GRAND-VISION: An Intelligent System for Optimized Deployment Scheduling of Law Enforcement Agents

Law enforcement agencies in dense urban environments, faced with a wide range of incidents to handle and limited manpower, are turning to data-driven AI to inform their policing strategy. In this project, we present a patrol scheduling system called GRAND-VISION: Ground Response Allocation and Deployment - Visualization, Simulation, and Optimization. The system employs deep learning to generate incident sets that are used to train a patrol schedule that can accommodate varying manpower, break times, manual pre-allocations, and a variety of spatio-temporal demand features. The complexity of the scenario results in a system with real world applicability, which we demonstrate through simulation on historical data obtained from a large urban law enforcement agency.

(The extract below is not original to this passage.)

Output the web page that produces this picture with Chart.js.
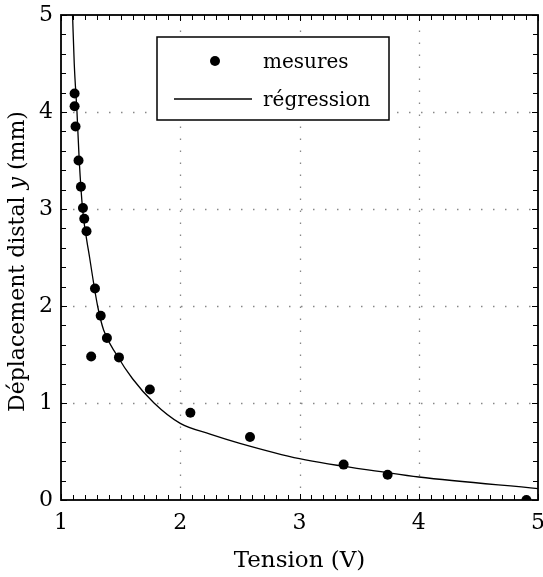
<!DOCTYPE html>
<html>
<head>
<meta charset="utf-8">
<script src="https://cdn.jsdelivr.net/npm/chart.js@4"></script>
<style>
    html, body { margin: 0; padding: 0; background: #fff; }
    canvas { display: block; }
</style>
</head>
<body>
<canvas id="chart" width="543" height="577"></canvas>
<script>
"use strict";

const measureX = [1.114, 1.114, 1.122, 1.147, 1.167, 1.184, 1.195, 1.214, 1.285, 1.333,
                  1.385, 1.253, 1.486, 1.745, 2.085, 2.585, 3.37, 3.739, 4.903];
const measureY = [4.19, 4.06, 3.85, 3.50, 3.23, 3.01, 2.90, 2.77, 2.18, 1.90,
                  1.67, 1.48, 1.47, 1.14, 0.90, 0.65, 0.365, 0.26, 0.0];

// Courbe de régression (points relevés le long du tracé)
const curveX = [1.097, 1.111, 1.134, 1.153, 1.181, 1.24, 1.307, 1.358, 1.465, 1.6,
                1.78, 2.0, 2.25, 2.5, 3.0, 3.76, 4.0, 5.0];
const curveY = [5.0, 4.5, 4.0, 3.5, 3.0, 2.5, 2.0, 1.75, 1.5, 1.25,
                1.0, 0.79, 0.68, 0.585, 0.427, 0.278, 0.237, 0.118];

// Axes
const xTicks = [1, 2, 3, 4, 5];
const yTicks = [0, 1, 2, 3, 4, 5];
const legendLabels = ["mesures", "régression"];

const FONT = "DejaVu Serif";

const toPoints = (xs, ys) => xs.map((x, i) => ({ x: x, y: ys[i] }));

// Cadre, graduations intérieures, grille pointillée, légende et titre de l'axe y
const framePlugin = {
    id: "frame",
    beforeDatasetsDraw(chart) {
        const { ctx, chartArea: a, scales: { x, y } } = chart;
        ctx.save();
        ctx.strokeStyle = "#888";
        ctx.lineWidth = 1.3;
        ctx.setLineDash([1.5, 10.5]);
        xTicks.slice(1, -1).forEach((v) => {
            const px = Math.round(x.getPixelForValue(v)) + 0.5;
            ctx.beginPath();
            ctx.moveTo(px, a.bottom);
            ctx.lineTo(px, a.top);
            ctx.stroke();
        });
        yTicks.slice(1, -1).forEach((v) => {
            const py = Math.round(y.getPixelForValue(v)) + 0.5;
            ctx.beginPath();
            ctx.moveTo(a.left, py);
            ctx.lineTo(a.right, py);
            ctx.stroke();
        });
        ctx.restore();
    },
    afterDraw(chart) {
        const { ctx, chartArea: a, scales: { x, y } } = chart;
        ctx.save();
        ctx.strokeStyle = "#000";
        ctx.lineWidth = 1;

        // graduations mineures / majeures vers l'intérieur
        for (let i = 0; i <= 40; i++) {
            const px = Math.round(x.getPixelForValue(1 + i * 0.1)) + 0.5;
            const len = i % 10 === 0 ? 6 : 5;
            ctx.beginPath();
            ctx.moveTo(px, a.bottom); ctx.lineTo(px, a.bottom - len);
            ctx.moveTo(px, a.top); ctx.lineTo(px, a.top + len);
            ctx.stroke();
        }
        for (let i = 0; i <= 25; i++) {
            const py = Math.round(y.getPixelForValue(i * 0.2)) + 0.5;
            const len = i % 5 === 0 ? 6 : 5;
            ctx.beginPath();
            ctx.moveTo(a.left, py); ctx.lineTo(a.left + len, py);
            ctx.moveTo(a.right, py); ctx.lineTo(a.right - len, py);
            ctx.stroke();
        }

        // cadre
        ctx.lineWidth = 1.8;
        ctx.strokeRect(a.left, a.top, a.right - a.left, a.bottom - a.top);

        // légende
        const bx = a.left + 96, by = a.top + 22, bw = 232, bh = 83;
        ctx.fillStyle = "#fff";
        ctx.fillRect(bx, by, bw, bh);
        ctx.lineWidth = 1.5;
        ctx.strokeRect(bx, by, bw, bh);
        ctx.fillStyle = "#000";
        ctx.beginPath();
        ctx.arc(bx + 58, by + 24, 5, 0, Math.PI * 2);
        ctx.fill();
        ctx.lineWidth = 1.3;
        ctx.beginPath();
        ctx.moveTo(bx + 17, by + 62);
        ctx.lineTo(bx + 95, by + 62);
        ctx.stroke();
        ctx.font = "20px '" + FONT + "'";
        ctx.textBaseline = "alphabetic";
        ctx.textAlign = "left";
        ctx.fillText(legendLabels[0], bx + 106, by + 31);
        ctx.fillText(legendLabels[1], bx + 106, by + 69);

        // titre de l'axe y avec y en italique
        const parts = [
            { t: "Déplacement distal ", f: "22px '" + FONT + "'" },
            { t: "y", f: "italic 22px '" + FONT + "'" },
            { t: " (mm)", f: "22px '" + FONT + "'" }
        ];
        let total = 0;
        parts.forEach((p) => { ctx.font = p.f; p.w = ctx.measureText(p.t).width; total += p.w; });
        ctx.translate(24, (a.top + a.bottom) / 2 + 4);
        ctx.rotate(-Math.PI / 2);
        let cx = -total / 2;
        parts.forEach((p) => {
            ctx.font = p.f;
            ctx.fillText(p.t, cx, 0);
            cx += p.w;
        });
        ctx.restore();
    }
};

const ctx = document.getElementById("chart");

new Chart(ctx, {
    type: "scatter",
    data: {
        datasets: [
            {
                label: legendLabels[0],
                data: toPoints(measureX, measureY),
                pointRadius: 5,
                pointHoverRadius: 5,
                pointBackgroundColor: "#000",
                pointBorderWidth: 0,
                showLine: false
            },
            {
                label: legendLabels[1],
                data: toPoints(curveX, curveY),
                showLine: true,
                borderColor: "#000",
                borderWidth: 1.3,
                pointRadius: 0,
                cubicInterpolationMode: "monotone",
                fill: false
            }
        ]
    },
    options: {
        responsive: false,
        animation: false,
        layout: { padding: { top: 15, right: 5, left: 0, bottom: 0 } },
        plugins: {
            legend: { display: false },
            tooltip: { enabled: false }
        },
        scales: {
            x: {
                type: "linear",
                min: 1,
                max: 5,
                afterBuildTicks: (scale) => { scale.ticks = xTicks.map((v) => ({ value: v })); },
                afterFit: (scale) => {
                    scale.height = 77;
                    scale.paddingLeft = 0;
                    scale.paddingRight = 0;
                },
                grid: { display: false, drawTicks: false },
                border: { display: false },
                ticks: {
                    color: "#000",
                    padding: 10,
                    font: { family: FONT, size: 22 },
                    maxRotation: 0
                },
                title: {
                    display: true,
                    text: "Tension (V)",
                    color: "#000",
                    font: { family: FONT, size: 23 },
                    padding: { top: 0, bottom: 2 }
                }
            },
            y: {
                type: "linear",
                min: 0,
                max: 5,
                afterBuildTicks: (scale) => { scale.ticks = yTicks.map((v) => ({ value: v })); },
                afterFit: (scale) => {
                    scale.width = 61;
                    scale.paddingTop = 0;
                    scale.paddingBottom = 0;
                },
                grid: { display: false, drawTicks: false },
                border: { display: false },
                ticks: {
                    color: "#000",
                    padding: 8,
                    font: { family: FONT, size: 22 }
                }
            }
        }
    },
    plugins: [framePlugin]
});
</script>
</body>
</html>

In the beginning of the project, we experimented a generative adversarial network to generate the incidents. The data we have was crime's occurence, locations, urgency, numbers of police attended and engagement time. For locations, we extracted latitude and longitude features. For occurence, we extracted thirteen boolean data: eleven public holidays of Singapore, whether the day is weekend or weekday, and the day within week. We further encoded the cyclical continous features of time (into cosin and sine), such as day of weeks, day of years and week of months. For other features, we keep them as is. We used WCGAN to predice desired features of a crime which are latitude, longitude, crimes' occurence in minutes from midnight, urgency, engagement time and number of police attended. We conditioned on the boolean data of occurence. However, there is still one missing piece required in WCGAN which is the number of samples we want it to generate. Thus, we employed Ridge regression method to predict the number of incidents. The data we used for training is the cyclical continous features.

We observe that the crimes are usually occur in some specific locations and frequently at a cyclic interval, yet the tabular representation in the first neural network does not capture both information. Thus we decided to research a spatio-temporal model that can learn these meaningful patterns. We engineered an appropriate resolution in space and time so that the image's intensities exhibits locality and stationary so that a CNN architecture could learn well.
We used STResnet[1] as a baseline architecture. Because the deployment scheduler, which performs the allocations of on-duty agents in our systems, requires different scenarios of crimes, we added VAE network into STResnet to generate multiple events. The final architecture is called Stochastic STResnet is shown in Figure 3.